Consistency builds mental muscle, so that in the real interview, your explanations feel automatic and natural.
3. Simulate real-time feedback
Encourage your mock interviewer to interrupt with follow-ups, like:
“What happens if two price updates arrive simultaneously?”
“How would your design adapt if we move to multiple regions?”
Practicing under “interruption pressure” strengthens your ability to think aloud and adjust mid-design, a skill Zillow’s interviewers actively test.
4. Record and reflect
After each mock, review recordings to identify patterns:
- Did you quantify system scale?
- Were your trade-offs clear and justified?
- Did your explanation flow logically from problem to solution?
Iterative reflection helps turn every mock into measurable growth.
5. Incorporate metrics and observability
Mock sessions should include operational awareness.
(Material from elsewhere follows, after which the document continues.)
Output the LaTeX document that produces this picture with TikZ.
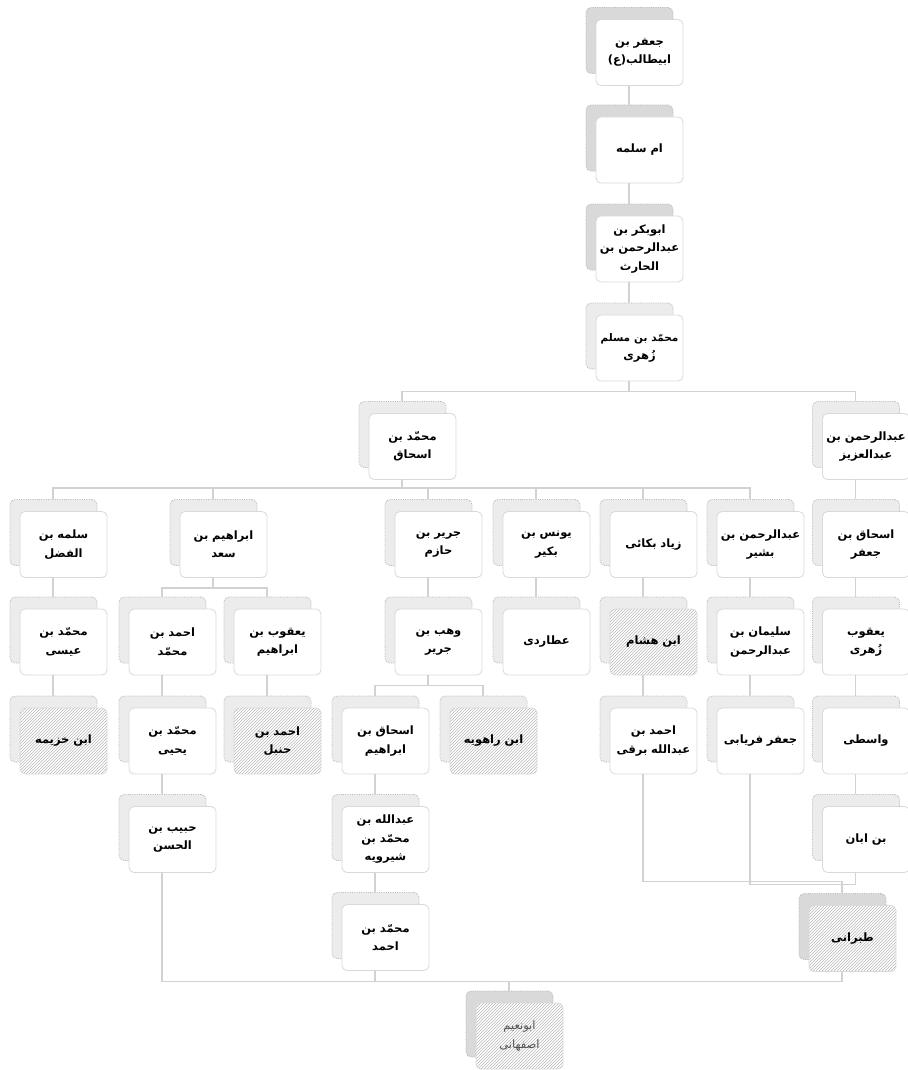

Discuss:
- Monitoring tools (Prometheus, Grafana).
- Failure detection mechanisms.
- Latency and throughput metrics.
This operational thinking shows you understand the engineering lifecycle, not just System Design.
Designing intelligent, data-driven systems at scale
The Zillow System Design interview goes beyond generic distributed systems questions; it tests how you think about data, scale, and user experience in one of the world’s most dynamic real estate ecosystems.
To excel, focus on the four pillars of preparation:
- Domain understanding: Real estate search and data freshness introduce unique challenges; learn how Zillow’s domain shapes design priorities.
- Technical depth: Strengthen distributed systems, data pipeline, and caching fundamentals.
- Communication clarity: Practice structured explanation and trade-off reasoning under time constraints.
Approach every problem as if you’re designing Zillow’s next-generation search engine, scalable, resilient, and intelligent. Remember, Zillow engineers don’t just build systems; they create experiences that help millions of users make life-changing decisions.